Let me make a few comments here --all basic physics -- yet quite important for fundamental understanding. Hope this helps.
vina wrote:
Not sure what the accuracy needed for the satellite clocks ...
For instance, clocks sycnhronize over networks (including the clock on your computer and cell phones) to a great degree of accuracy. ...
The accuracy required (in both stable frequency and latency (wrt to "standard" TAI) is about MILLION times more than what is typical needed (or achieved) on a typical computer or a cell phone. So the NTP daemon running on server can get good enough time value from a reference server (which could be synchronized with an atomic clock). Your computer is okay as long as time drift is not more than (say) a few millisecond.. frequency stabilization of 1 part in 10^9 is much more than one needs). Clocks on sats are (and need to be) synchronized of the order of nano second or better .. with frequency stabilization of values -- typical 1 in 10^15.
(So typical Network time protocols - and time on your computer - does not produce that accuracy).
Typical value of Cs clock frequency is about 9 Ghz with stabilization up to
1 part in 10^14)
(*** side question *** then how does GPS on your cell phone work? if it does not have such an accurate clock ***? (I generally ask this question to test really top students to see if they can reason it out without looking up))
So why is it that when 3 "stratum 0" (or atomic clocks) go down, we start losing functionality in the Galileo cluster and also IRNSS ?...The network time doesn't obviously fail if 3 "stratum 0" clocks go down...
Again, if stratum 0 goes down the local clock on computer is good enough not to drift too much in a day or so .. (or till one makes contact with stratum 0 and adjusts the drift). in Galileo clusters.. you need accuracy *all* the time.. remember you have to broadcast those accurate time-signals all the time)
Wonder if such a synch scheme for all the clocks in the GPS satellites are good enough.
In practice there are about 400 **very** accurate atomic clocks distributed over the world with very sophisticated syntonization and *very* accurately known locations.

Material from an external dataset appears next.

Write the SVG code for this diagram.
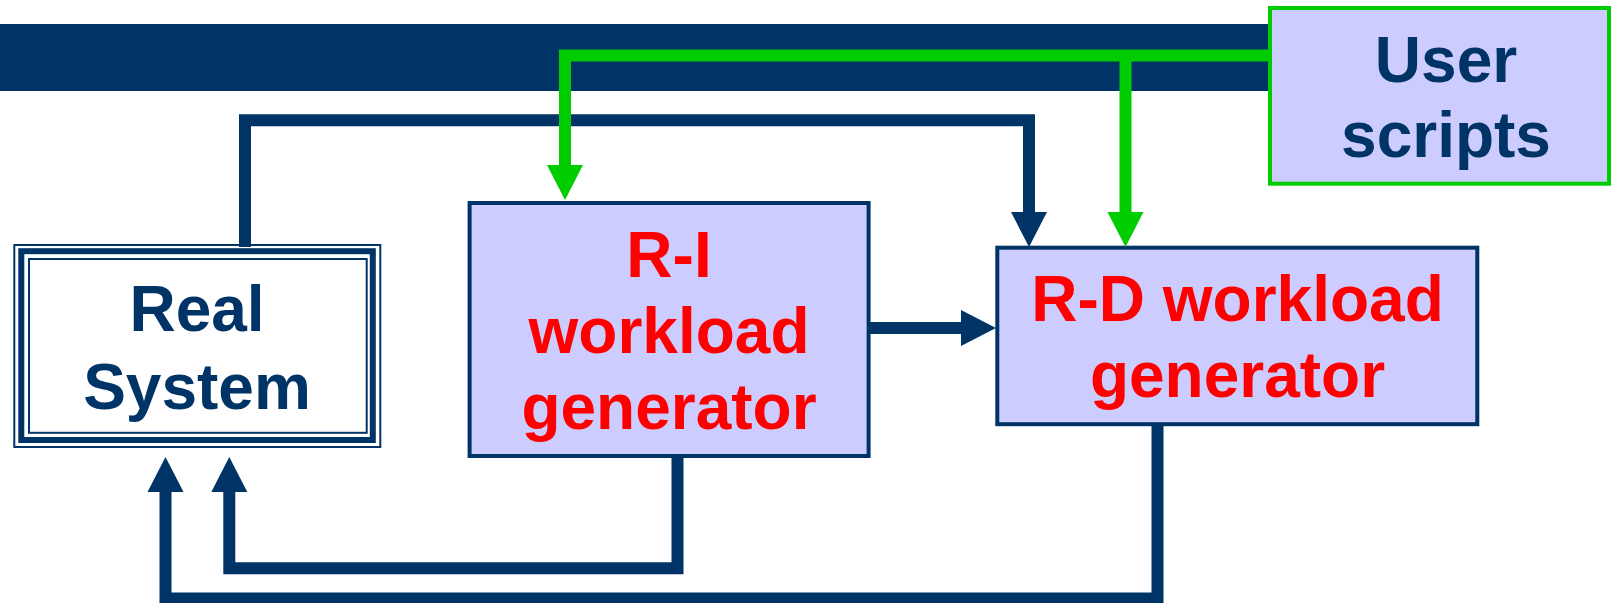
<svg xmlns="http://www.w3.org/2000/svg" width="1612" height="603" viewBox="0 0 1612 603">
  <style>
    .lbl { font-family: "Liberation Sans", Arial, sans-serif; font-weight: bold; font-size: 64px; text-anchor: middle; }
    .navy { fill: #003366; }
    .red { fill: #FF0000; }
    .gen { fill: #CCCCFF; stroke: #003366; stroke-width: 4; }
    .wire { fill: none; stroke-width: 12; stroke-linejoin: miter; }
    .wire-navy { stroke: #003366; marker-end: url(#headNavy); }
    .wire-green { stroke: #00CC00; marker-end: url(#headGreen); }
  </style>
  <defs>
    <marker id="headNavy" markerUnits="userSpaceOnUse" viewBox="0 -18 35 36" refX="0" refY="0" markerWidth="35" markerHeight="36" orient="auto" overflow="visible">
      <path d="M0,-18 L35,0 L0,18 Z" fill="#003366"/>
    </marker>
    <marker id="headGreen" markerUnits="userSpaceOnUse" viewBox="0 -18 35 36" refX="0" refY="0" markerWidth="35" markerHeight="36" orient="auto" overflow="visible">
      <path d="M0,-18 L35,0 L0,18 Z" fill="#00CC00"/>
    </marker>
  </defs>

  <rect width="1612" height="603" fill="#FFFFFF"/>

  <!-- header band -->
  <rect id="band" x="0" y="24" width="1272" height="67" fill="#003366"/>

  <!-- Real System: triple border -->
  <g id="real-system">
    <rect x="14.3" y="245" width="366" height="202" fill="#FFFFFF" stroke="#003366" stroke-width="2"/>
    <rect x="21.3" y="251.2" width="351.5" height="188.8" fill="none" stroke="#003366" stroke-width="6"/>
    <rect x="29" y="259" width="337.7" height="173.8" fill="none" stroke="#003366" stroke-width="2"/>
    <text class="lbl navy" x="197" y="331">Real</text>
    <text class="lbl navy" x="197" y="409">System</text>
  </g>

  <!-- R-I workload generator -->
  <g id="ri-generator">
    <rect class="gen" x="469.6" y="203" width="399" height="253"/>
    <text class="lbl red" x="669" y="277">R-I</text>
    <text class="lbl red" x="669" y="353">workload</text>
    <text class="lbl red" x="669" y="429">generator</text>
  </g>

  <!-- R-D workload generator -->
  <g id="rd-generator">
    <rect class="gen" x="997.3" y="247.7" width="480" height="176.5"/>
    <text class="lbl red" x="1237.5" y="321">R-D workload</text>
    <text class="lbl red" x="1237.5" y="397">generator</text>
  </g>

  <!-- User scripts -->
  <g id="user-scripts">
    <rect x="1270" y="8" width="339" height="175.7" fill="#CCCCFF" stroke="#00CC00" stroke-width="4"/>
    <text class="lbl navy" x="1446" y="82">User</text>
    <text class="lbl navy" x="1446" y="157">scripts</text>
  </g>

  <!-- connectors -->
  <g id="connectors">
    <path class="wire wire-navy" d="M245,247 V120.3 H1029 V212"/>
    <path class="wire wire-green" d="M1268,55.5 H565 V165"/>
    <path class="wire wire-green" d="M1125.5,55.5 V212"/>
    <path class="wire wire-navy" d="M870,328 H961"/>
    <path class="wire wire-navy" d="M677.5,457 V568.3 H229.3 V492"/>
    <path class="wire wire-navy" d="M1157.5,425 V598.5 H165.5 V492"/>
  </g>
</svg>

These are taken as standard atomic time, and other clocks can be synchronized with this system.. ..(This is how atomic clocks on sats calibrate each other.. and this is how they come to know if some clocks are faulty).
In other words, if one GPS sat's clock becomes defective (of fails) one can do something but thats only because there are other sats clocks which are working and one is doing some checking back and forth.
Note, the GPS problem is , as long as all the clocks there are synched and "internally consistent" , i.e.,all clocks in the GPS satellite cluster says time is x.xxxxxxxx to whatever accuracy, while the "actual time" on a ground based "master clock" is x.xxxxxxy (say) , .
This is
not exactly true, as not only time but
also the position of sats calculated by ephemeris (calculating orbit with very high precision) comes into play.
For that one has to know the 'true time' to calculate the orbit.
****
"true ground time" (if such a thing exists , can it , philosophically?) is immaterial and even if it is material, if latency /lag between the two is known, you can actually back calculate the "True" time
As said before , and as you agree, "true ground time" is what people agree as "standard".. in practice there are a few standards
TAI (Atomic time - as said before, this is based on about 400 atomic clocks world wide)
UTC (UT1) - This is what radio stations, your cell phone, (civil time keepers) use-. UT1 is based on earth' spin (and since earth's spin changes a little) it differ a little from TAI - and when difference accumulates to about 1 second a leap second is added etc.... Your cellphone gps etc knows how to convert UTC to TAI etc..
ET (ephemeris time) was standard before Atomic time -- based upon gravity/orbits of earth and planets... it is in sync with TAI (difference < 1 ns).
(And yes the detailed records of latency are kept so one can convert from UTC to TAI)
your GPS devices (like say the Garmin handheld, or the GPS chip on the cell phone) that work on time delay of arrival should work fine .. they are after all calculating based on the time as on the satellite, whether that satellite time matches
Actually your Garmin or GPS on cellphone's clock is not synched with satellite.. in fact there is not even a very precise clock there..

)
So let me post my question again - if you have not heard this question before --- How does GPS on a cell phone can get your position even though it does not have an atomic clock??